* What is asked *
All of the material below is to be restated word for word, apart from the pictures.

* Collected material *

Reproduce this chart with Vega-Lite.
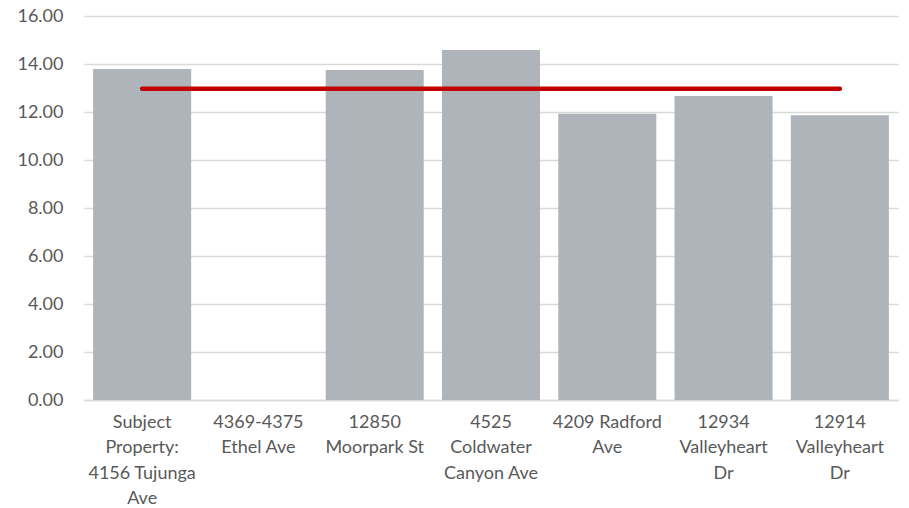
{
  "$schema": "https://vega.github.io/schema/vega-lite/v6.json",
  "width": 814,
  "height": 384,
  "autosize": {"type": "none"},
  "padding": {"left": 84, "top": 16, "right": 11, "bottom": 108},
  "background": "white",
  "config": {
    "view": {"stroke": null},
    "font": "Lato"
  },
  "data": {
    "values": [
      {"property": "Subject|Property:|4156 Tujunga|Ave", "value": 13.79, "avg": 12.97},
      {"property": "4369-4375|Ethel Ave", "value": 0, "avg": 12.97},
      {"property": "12850|Moorpark St", "value": 13.75, "avg": 12.97},
      {"property": "4525|Coldwater|Canyon Ave", "value": 14.58, "avg": 12.97},
      {"property": "4209 Radford|Ave", "value": 11.93, "avg": 12.97},
      {"property": "12934|Valleyheart|Dr", "value": 12.67, "avg": 12.97},
      {"property": "12914|Valleyheart|Dr", "value": 11.86, "avg": 12.97}
    ]
  },
  "encoding": {
    "x": {
      "field": "property",
      "type": "nominal",
      "sort": null,
      "scale": {"paddingInner": 0.157, "paddingOuter": 0.0785},
      "axis": {
        "title": null,
        "labelAngle": 0,
        "labelExpr": "split(datum.label, '|')",
        "labelFont": "Lato",
        "labelFontSize": 18,
        "labelLineHeight": 25.5,
        "labelColor": "#595959",
        "labelPadding": 13,
        "labelLimit": 200,
        "ticks": false,
        "domainColor": "#D9D9D9",
        "domainWidth": 1.5
      }
    }
  },
  "layer": [
    {
      "mark": {"type": "bar", "color": "#AEB4BA"},
      "encoding": {
        "y": {
          "field": "value",
          "type": "quantitative",
          "scale": {"domain": [0, 16], "nice": false},
          "axis": {
            "title": null,
            "values": [0, 2, 4, 6, 8, 10, 12, 14, 16],
            "format": ".2f",
            "labelFont": "Lato",
            "labelFontSize": 18,
            "labelColor": "#595959",
            "labelPadding": 21,
            "ticks": false,
            "domain": false,
            "gridColor": "#D9D9D9",
            "gridWidth": 1.5
          }
        }
      }
    },
    {
      "mark": {"type": "line", "color": "#C00000", "strokeWidth": 4.5, "strokeCap": "round"},
      "encoding": {
        "y": {"field": "avg", "type": "quantitative"}
      }
    }
  ]
}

* Problem solution *
Reproduce this chart with Vega-Lite.
{
  "$schema": "https://vega.github.io/schema/vega-lite/v6.json",
  "width": 814,
  "height": 384,
  "autosize": {"type": "none"},
  "padding": {"left": 84, "top": 16, "right": 11, "bottom": 108},
  "background": "white",
  "config": {
    "view": {"stroke": null},
    "font": "Lato"
  },
  "data": {
    "values": [
      {"property": "Subject|Property:|4156 Tujunga|Ave", "value": 13.79, "avg": 12.97},
      {"property": "4369-4375|Ethel Ave", "value": 0, "avg": 12.97},
      {"property": "12850|Moorpark St", "value": 13.75, "avg": 12.97},
      {"property": "4525|Coldwater|Canyon Ave", "value": 14.58, "avg": 12.97},
      {"property": "4209 Radford|Ave", "value": 11.93, "avg": 12.97},
      {"property": "12934|Valleyheart|Dr", "value": 12.67, "avg": 12.97},
      {"property": "12914|Valleyheart|Dr", "value": 11.86, "avg": 12.97}
    ]
  },
  "encoding": {
    "x": {
      "field": "property",
      "type": "nominal",
      "sort": null,
      "scale": {"paddingInner": 0.157, "paddingOuter": 0.0785},
      "axis": {
        "title": null,
        "labelAngle": 0,
        "labelExpr": "split(datum.label, '|')",
        "labelFont": "Lato",
        "labelFontSize": 18,
        "labelLineHeight": 25.5,
        "labelColor": "#595959",
        "labelPadding": 13,
        "labelLimit": 200,
        "ticks": false,
        "domainColor": "#D9D9D9",
        "domainWidth": 1.5
      }
    }
  },
  "layer": [
    {
      "mark": {"type": "bar", "color": "#AEB4BA"},
      "encoding": {
        "y": {
          "field": "value",
          "type": "quantitative",
          "scale": {"domain": [0, 16], "nice": false},
          "axis": {
            "title": null,
            "values": [0, 2, 4, 6, 8, 10, 12, 14, 16],
            "format": ".2f",
            "labelFont": "Lato",
            "labelFontSize": 18,
            "labelColor": "#595959",
            "labelPadding": 21,
            "ticks": false,
            "domain": false,
            "gridColor": "#D9D9D9",
            "gridWidth": 1.5
          }
        }
      }
    },
    {
      "mark": {"type": "line", "color": "#C00000", "strokeWidth": 4.5, "strokeCap": "round"},
      "encoding": {
        "y": {"field": "avg", "type": "quantitative"}
      }
    }
  ]
}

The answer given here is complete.